Economic growth does not correlate positively with inflation, so it makes little sense to add equity prices to a measure of inflation. Countries with very high inflation typically have very low rates of economic growth, whereas low and stable inflation is generally consistent with relatively strong growth.

Housing prices feed into the CPI indirectly, since housing prices tend to correlate positively with rents with a lag of about 18 months.

William M. Thomson said...

Great answer, thanks for the info. I wonder if the following thought is "economically" correct (reasonable people will disagree about whether it is reality or not, but that not what I am asking), is it possible that because inflation measurement in asset prices is very difficult to determine that much of the inflation people fear from recent Fed activities is hidden in inflated asset values, and thus our inflation has outpaced the CPI dramatically just in a places it is not being measured? It would seem to me that inflation is best defined as too many dollars, and what they are chasing is not relevant, and so defining inflation simply as too many dollars chasing too few goods is an incomplete definition.

Scott Grannis said...

It is certainly possible that the rising prices of some assets (e.g., art, houses, luxury watches) presage a higher level of overall inflation. Long ago I thought that gold prices above $500-600 would be a signal of higher inflation to come, but it hasn't happened yet.

I've looked at and considered lots of alternative indicators and measures of inflation but I haven't yet found an inflation measure that is superior to the PCE or GDP deflators. They seem to do a pretty good job over time.

jeff said...

Good conversation here. The reason I asked about this is that we can no longer invest in say savings, CDs or bonds and expect to receive a "fair" return to keep pace with inflation.

Maybe the days of higher yields on savings are from a bygone inflationary era but for seniors with limited assets they are forced into riskier ask to keep pace with inflation. I speaking for my mother in this case. I suppose if inflation remains subdued at 2% then its not a big problem but I don't really like having to put her too many "riskier" assets.

Scott Grannis said...

Jeff: there's no doubt that the Fed's policy stance has made things tough on savers. A savings deposit that pays zero becomes a money-losing investment in a 2% inflation environment. Saving money in a traditional bank savings deposit is almost guaranteed to produce a loss of purchasing power.

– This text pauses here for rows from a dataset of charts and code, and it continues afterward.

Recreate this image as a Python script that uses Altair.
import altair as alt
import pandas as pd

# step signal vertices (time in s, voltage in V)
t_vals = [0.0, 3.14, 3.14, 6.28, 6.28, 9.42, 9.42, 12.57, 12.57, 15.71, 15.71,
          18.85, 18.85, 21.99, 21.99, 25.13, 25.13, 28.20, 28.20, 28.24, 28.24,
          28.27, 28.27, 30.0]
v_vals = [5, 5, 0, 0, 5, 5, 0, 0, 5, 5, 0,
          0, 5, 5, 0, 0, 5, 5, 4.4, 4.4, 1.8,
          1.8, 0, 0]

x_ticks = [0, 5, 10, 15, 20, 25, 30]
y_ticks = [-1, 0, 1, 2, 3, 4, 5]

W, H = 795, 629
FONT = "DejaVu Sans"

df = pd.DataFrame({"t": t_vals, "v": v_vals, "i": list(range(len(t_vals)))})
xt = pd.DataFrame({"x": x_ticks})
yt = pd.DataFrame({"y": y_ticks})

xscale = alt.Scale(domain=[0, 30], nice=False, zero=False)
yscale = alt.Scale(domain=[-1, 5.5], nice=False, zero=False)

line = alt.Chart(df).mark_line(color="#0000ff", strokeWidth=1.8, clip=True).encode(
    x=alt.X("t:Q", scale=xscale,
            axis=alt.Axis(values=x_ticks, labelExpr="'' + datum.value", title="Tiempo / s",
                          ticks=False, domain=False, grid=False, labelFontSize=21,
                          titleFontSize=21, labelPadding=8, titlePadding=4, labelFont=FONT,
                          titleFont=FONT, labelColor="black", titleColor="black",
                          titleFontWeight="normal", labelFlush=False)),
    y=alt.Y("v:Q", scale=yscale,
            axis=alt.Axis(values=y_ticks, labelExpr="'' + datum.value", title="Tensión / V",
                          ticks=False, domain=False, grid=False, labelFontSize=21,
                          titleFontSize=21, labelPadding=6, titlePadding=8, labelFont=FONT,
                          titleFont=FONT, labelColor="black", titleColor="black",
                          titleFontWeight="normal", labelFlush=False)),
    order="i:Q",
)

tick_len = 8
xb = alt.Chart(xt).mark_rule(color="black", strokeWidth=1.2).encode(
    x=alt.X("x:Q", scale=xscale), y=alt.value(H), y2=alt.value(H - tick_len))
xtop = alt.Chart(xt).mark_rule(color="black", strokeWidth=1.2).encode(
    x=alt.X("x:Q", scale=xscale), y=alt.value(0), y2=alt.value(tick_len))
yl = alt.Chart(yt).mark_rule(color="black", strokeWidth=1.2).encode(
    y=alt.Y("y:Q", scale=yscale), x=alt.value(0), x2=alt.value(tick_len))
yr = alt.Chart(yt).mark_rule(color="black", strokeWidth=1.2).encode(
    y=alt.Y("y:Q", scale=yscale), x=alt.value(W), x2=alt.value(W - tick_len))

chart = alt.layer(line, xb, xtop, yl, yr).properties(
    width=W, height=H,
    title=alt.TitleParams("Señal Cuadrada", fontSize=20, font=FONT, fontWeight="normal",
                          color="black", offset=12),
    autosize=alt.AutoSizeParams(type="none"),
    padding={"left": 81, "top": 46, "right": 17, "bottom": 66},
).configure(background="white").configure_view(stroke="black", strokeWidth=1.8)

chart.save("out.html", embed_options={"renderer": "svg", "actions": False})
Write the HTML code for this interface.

To understand this correctly you need to understand that the demand for "safe" assets has been intense until recently. The world has been willing to pay a huge price (in the form of a minuscule yield) for safety. At the same time, risk aversion has been intense and has led to a big deleveraging, which has amounted to weak loan demand. Savers are very willing to save, but borrowers are not very willing to borrow. Result: zero interest rates.

If you run with the herd you will get almost nothing in return. Today's environment indeed encourages people to "reach for yield" and invest in riskier assets in order to receive a reasonable return on investment.

If someone is unwilling to invest in riskier assets, then the only recourse is to hope and pray that the Fed boosts short-term interest rates to a more reasonable level starting some time next year. Otherwise the holders of traditional savings accounts will be effectively transferring a part of their wealth to the government, which is the largest motivated borrower these days.